Incluso, la soberanía –que debe ser limitada en cuanto al territorio (basada en fronteras y espacios delimitados) y, al mismo tiempo, perpetua en cuanto al tiempo– determina el interés de la parte y del colectivo. E implica tanto la inclusión, mediante la creación de un orden geométrico, como la exclusión, o sea, la expulsión de un enemigo real o potencial del orden. En ausencia de la soberanía, el Estado muere, porque pierde su «alma», según la imagen ya utilizada por Hobbes en el Leviatán para evidenciar la equivalencia entre soberanía y vida.

Con una imagen heurísticamente fecunda, se podría comparar la soberanía con un fuego que arde o, si se prefiere, con la energía vital de una subjetividad singular-colectiva, que coralmente persigue sus propios objetivos. En su mismo interior, tal subjetividad está atravesada por tensiones y visiones heterogéneas, conectadas con las diversas clases que componen la urdimbre social.

La soberanía es, entonces, el producto de la clase (o de las clases) que conquista la hegemonía dentro del Estado nacional y, por esta vía, puede formar el Todo viviente de la nación.

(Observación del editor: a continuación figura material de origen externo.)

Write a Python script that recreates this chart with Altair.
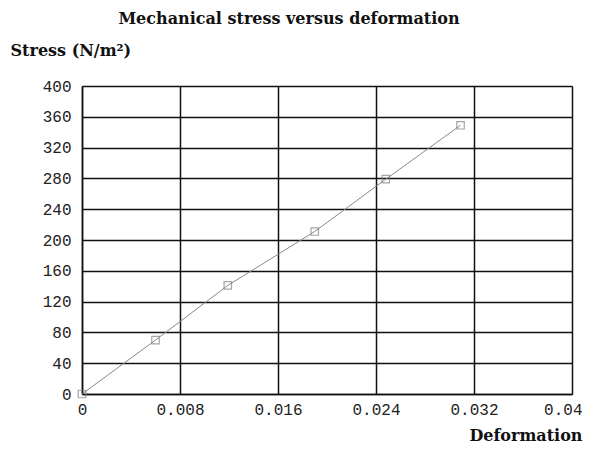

Por tanto –vale la pena insistir– no puede haber política en ausencia de soberanía. Y afirmar, siguiendo ovejunamente el orden del discurso, que el espacio de la política es ahora el mundo, y ya no el Estado, no es más que una mal disimulada manera de argumentar que la política ya no tiene o, mejor dicho, ya no debe tener más un espacio, su espacio de acción. Tal es el sueño del cosmopolitismo liberal, centrado sobre la doble la figura del mercado que se regula a sí mismo y de lo económico sustraído de lo político.

La democracia implica, por su esencia, la posibilidad para el pueblo soberano de decidir acerca de la economía y la sociedad, de la organización de la política interna y de la exterior de la propia comunidad. En el tiempo de la congelación espiritual generalizada y del sistema económico de la especulación financiera internacional, las decisiones en la esfera económica y política están siendo abandonadas a la voluntad soberana de aquellos entes sensiblemente suprasensibles que son los mercados apátridas.